Angekommen im Aufbruch: Karlsson „Rauhfaseridyll“

Karlsson
Rauhfaseridyll
Veröffentlichungstermin: 15. Februar 2019
Label: Disentertainment

Die Kölner Band Karlsson holt einen da ab, wo man von den letzten richtig guten Alben von Bands wie Taking Back Sunday und  Thursday vor mehr als zehn Jahren sehnsuchtsvoll stehengelassen wurde. Nur eben mit deutschen Texten und aktuellen Themen. Das musikalische Zuhause-sein-Gefühl, das bereits die EP „Autohauseröffnung“ ausgelöst hatte, wird auf „Rauhfaseridyll“ durch besseren Sound und eine Entwicklung im Songwriting noch verstärkt. 

Von Freda Ressel

Auf dem Longplayerdebüt wirkt das Quartett musikalisch angekommen, textlich weiterhin auf der Suche – nach Hoffnung in finsteren Zeiten, nach Mitteln gegen Wut und Resignation, nach Zusammenhalt, wo Empathielosigkeit und Selbstsucht, die den Ton von Debatten bestimmen.

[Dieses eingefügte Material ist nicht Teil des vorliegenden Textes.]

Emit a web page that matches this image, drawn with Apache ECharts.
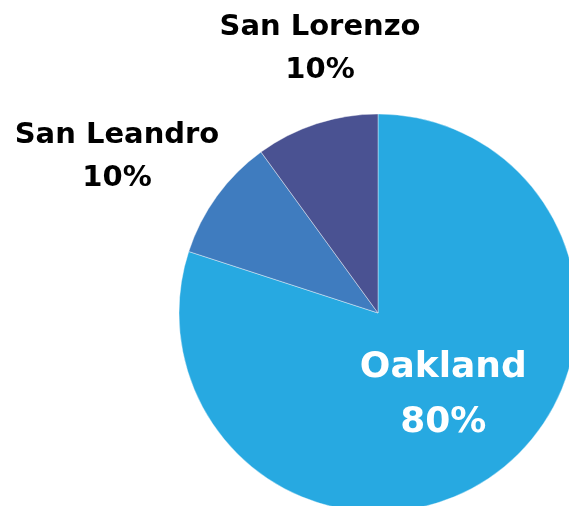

Der Opener „Südamerika“ bereitet die Bühne für die folgenden knapp 40 Minuten: Das ist der Sound, das ist die Stimmung, das ist das Niveau. Der Text haut einem atemlos Zeile für Zeile eine selbstreflektierte Bestandsaufnahme eines Mid-Zwanziger-Lebens um die Ohren, der Refrain ein euphorischer Ausbruch aus der Verbitterung in ferne Welten.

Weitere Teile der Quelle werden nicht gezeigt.